The Spook tells Tom that most of his previous apprentices have failed through fear, disobedience or death. One of them, Billy Bradley, died after a boggart bit off his finger. Tom goes to live at the Spook's house in Chipenden, which is guarded by a boggart bound by an agreement with the Spook. The boggart protects the house, kills intruders and performs household tasks, while visitors who have not been invited must wait outside and use a bell system to summon the Spook.

Tom is sent to collect food from the grocer and is warned not to speak to girls wearing pointy shoes, which the Spook regards as a sign of witchcraft. On the way back, several boys threaten him until Alice Deane, a girl wearing pointy shoes, frightens them away. Alice is connected to two dangerous Pendle witches, Mother Malkin and Bony Lizzie. Her family links place her between the Deane and Malkin clans, two of the three Pendle witch clans.

Alice tricks Tom into giving cakes containing blood to Mother Malkin, who has been imprisoned by the Spook in a pit in his garden. The blood strengthens Malkin and allows her to escape. Bony Lizzie, a bone witch who has been training Alice, intends to use Malkin's escape as part of a plan to kill the Spook. Lizzie is aided by Tusk, an abhuman and the son of Mother Malkin.

Alice becomes uneasy with the cruelty of her relatives and begins to help Tom. Gregory remains suspicious of her because she is a witch and still uses dark magic. Gregory kills Tusk by stabbing him through the forehead. Tom later appears to kill Malkin with his rowan staff, its silver-alloy blade and running water, all of which are dangerous to witches. Malkin survives as a dead witch by entering and controlling other bodies. The Spook tells Tom that a witch can be finally destroyed only if the witch's heart is eaten or the body is burned.

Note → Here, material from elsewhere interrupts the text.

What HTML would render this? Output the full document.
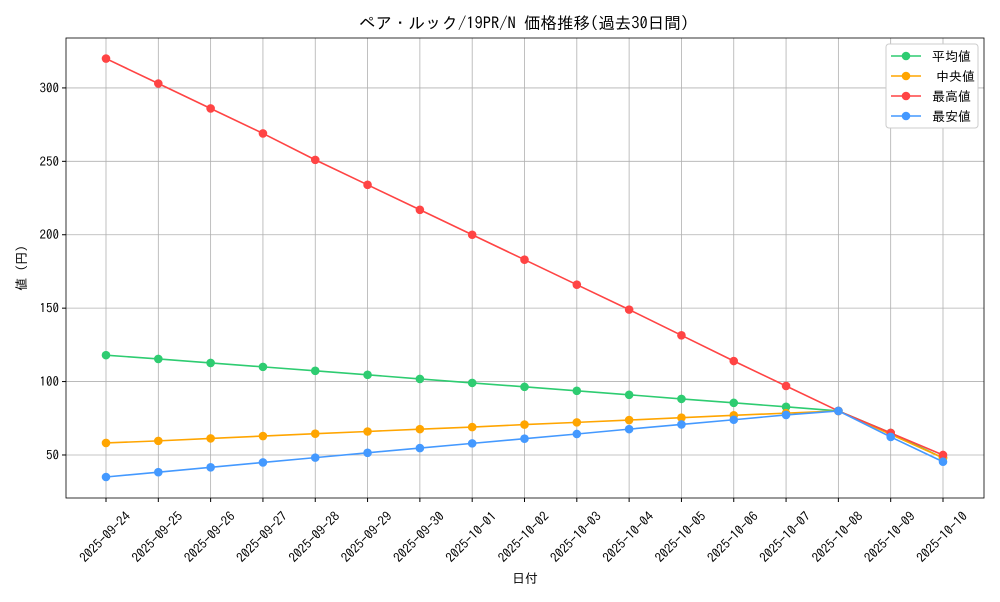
<!DOCTYPE html>
<html><head><meta charset="utf-8"><style>
body{margin:0;background:#fff;font-family:"IPAGothic","Noto Sans CJK JP",sans-serif;}
svg text{font-family:"IPAGothic","Noto Sans CJK JP",sans-serif;fill:#000;}
</style></head><body>
<svg id="chart" width="1000" height="600"></svg>
<script>
const categories=["2025-09-24","2025-09-25","2025-09-26","2025-09-27","2025-09-28","2025-09-29","2025-09-30","2025-10-01","2025-10-02","2025-10-03","2025-10-04","2025-10-05","2025-10-06","2025-10-07","2025-10-08","2025-10-09","2025-10-10"];
const avgValues=[118,115.4,112.7,110,107.3,104.6,101.8,99.1,96.4,93.7,91,88.2,85.5,82.8,80,65,48];
const medianValues=[58.2,59.6,61.3,62.9,64.5,66,67.6,69,70.7,72.2,73.8,75.4,77,78.5,80,64,48];
const maxValues=[320,303,286,269,251,234,217,200,183,166,149,131.5,114,97,80,65,50];
const minValues=[35,38.3,41.6,44.9,48.2,51.5,54.7,57.9,61.1,64.3,67.6,70.8,74,77.3,80,62.3,45.4];
const yTicks=[50,100,150,200,250,300];
const seriesNames=["平均値","中央値","最高値","最安値"];
const seriesColors=["#2ecc71","#ffa500","#ff4444","#4499ff"];

const svg=document.getElementById('chart');
const NS='http://www.w3.org/2000/svg';
const L=66,R=984,T=38,B=498;
const yMin=20.7,yMax=334;
const x=i=>106+i*(943-106)/(categories.length-1);
const y=v=>B-(v-yMin)/(yMax-yMin)*(B-T);
function mk(tag,attrs,parent){const e=document.createElementNS(NS,tag);for(const k in attrs)e.setAttribute(k,attrs[k]);(parent||svg).appendChild(e);return e;}

categories.forEach((c,i)=>{
  const g=mk('line',{x1:x(i),x2:x(i),y1:T,y2:B,stroke:'#b0b0b0','stroke-width':0.8});
  
  
});
yTicks.forEach(v=>{
  const g=mk('line',{x1:L,x2:R,y1:y(v),y2:y(v),stroke:'#b0b0b0','stroke-width':0.8});
  
  
});
const fr=mk('rect',{x:L,y:T,width:R-L,height:B-T,fill:'none',stroke:'#000','stroke-width':0.8});


yTicks.forEach(v=>{
  mk('line',{x1:L-4,x2:L,y1:y(v),y2:y(v),stroke:'#000'});
  const t=mk('text',{x:L-7,y:y(v)+4.5,'text-anchor':'end','font-size':13});
  t.textContent=v;
  
  
});
categories.forEach((c,i)=>{
  mk('line',{x1:x(i),x2:x(i),y1:B,y2:B+4,stroke:'#000'});
  const cx=x(i)-1, cy=B+39;
  const t=mk('text',{x:cx,y:cy+4.5,'text-anchor':'middle','font-size':13,transform:`rotate(-45 ${cx} ${cy})`});
  t.textContent=c;
  
  
});
[avgValues,medianValues,maxValues,minValues].forEach((vals,s)=>{
  const p=mk('polyline',{points:vals.map((v,i)=>x(i)+','+y(v)).join(' '),fill:'none',stroke:seriesColors[s],'stroke-width':1.6});
  
  
  vals.forEach((v,i)=>{
    const c=mk('circle',{cx:x(i),cy:y(v),r:4.3,fill:seriesColors[s]});
    
    
  });
});
const title=mk('text',{x:524,y:29,'text-anchor':'middle','font-size':16.5});
title.textContent='ペア・ルック/19PR/N 価格推移(過去30日間)';


const xt=mk('text',{x:525,y:583,'text-anchor':'middle','font-size':13});
xt.textContent='日付';


const yt=mk('text',{x:26,y:268,'text-anchor':'middle','font-size':13,transform:'rotate(-90 26 268)'});
yt.textContent='値 (円)';


const lg=mk('rect',{x:886,y:44,width:92,height:84,fill:'#fff',stroke:'#ccc',rx:3});


seriesNames.forEach((n,s)=>{
  const yy=56+s*20;
  mk('line',{x1:891,x2:921,y1:yy,y2:yy,stroke:seriesColors[s],'stroke-width':1.6});
  mk('circle',{cx:906,cy:yy,r:4.3,fill:seriesColors[s]});
  const t=mk('text',{x:s===1?936:932,y:yy+5,'font-size':13});
  t.textContent=n;
  
  
});
</script>
</body></html>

The novel ends with Malkin chasing Tom back to his family's farm. Tom weakens her with salt and iron, and she flees into a pig pen, where she is eaten by pigs. Tom remains Gregory's apprentice, while Alice is accepted as an uneasy ally.

== Characters ==
- Thomas Jason "Tom" Ward: apprentice to John Gregory and a seventh son of a seventh son.
- John Gregory: the Spook for the County and Tom's mentor. He was formerly a priest and is also a seventh son of a seventh son.
- Alice Deane: a young witch who befriends Tom.
- Bony Lizzie: a malevolent witch, Alice's former teacher and her aunt. She practises bone magic.
- Mother Malkin: Bony Lizzie's aunt and a malevolent witch who was bound in a pit by the Spook.
- Tusk: the abhuman son of Mother Malkin.
- Mam: Tom's mother, who appears to have knowledge of future events.
- John Ward: Tom's father, a farmer and former sailor.
- Jack Ward: Tom's oldest brother, who inherits the family farm, except for one room set aside for Tom.
- James Ward: Tom's second oldest brother, a blacksmith.
- Ellie Ward: Jack's wife.
- Mary Ward: the young daughter of Jack and Ellie.
- Father Gregory: the Spook's brother, from whom he has been estranged for more than forty years.

== Development ==
After moving to Stalmine in 1983, Joseph Delaney found local accounts of a boggart said to have been discovered there by a priest. He recorded the story, which later became one source for the novel.

Delaney had previously written under the pseudonym J. K. Haderack. After his science fiction and fantasy novels for adults did not find a publisher, his agent advised him to try writing for younger readers to meet a children's publisher's brief. Delaney returned to a story he had written in 1993, using the Stalmine boggart account and elements of Lancashire's folklore, history and geography. He also used memories and experiences from his childhood.

== Publication ==
The Spook's Apprentice was published in the United Kingdom in 2004 under Delaney's own name. The hardback edition was published by The Bodley Head, with illustrations by David Wyatt. An audiobook version, read by Jamie Glover, was published by Random House Audio. A paperback edition was published by Red Fox in 2005. The American edition, titled The Last Apprentice: Revenge of the Witch, was published by Greenwillow Books, with illustrations by Patrick Arrasmith.

== Reception ==
The Spook's Apprentice has sold more than 3 million copies. It won the Sefton Book Award, the Hampshire Book Award and the Prix Plaisirs de Lire, and was shortlisted for the Lancashire Book of the Year award.

A review in The Guardian gave the book nine out of ten, describing it as suitable for readers aged ten and above, while noting some pacing issues. Fantasy Book Review gave the book ten out of ten and praised Delaney's descriptions and characterisation. Lawrence Downes, writing for The New York Times, stated that Delaney's narrative builds suspense through eerie encounters and Patrick Arrasmith's illustrations, but that the story sometimes relies too much on exposition.

== Adaptations ==
In 2014, The Spook's Apprentice - Play Edition, a 160-page play script adaptation, was published. It was written by Stephen Delaney, Joseph Delaney's son, in collaboration with his father.

A film adaptation of the novel, titled Seventh Son, was released by Legendary Pictures. It was directed by Sergey Bodrov. Ben Barnes played Tom Ward, with Jeff Bridges as the Spook, Julianne Moore as Mother Malkin, Alicia Vikander as Alice Deane, Kit Harington as Billy Bradley, Djimon Hounsou as Radu, an original character, and Antje Traue as Bony Lizzie.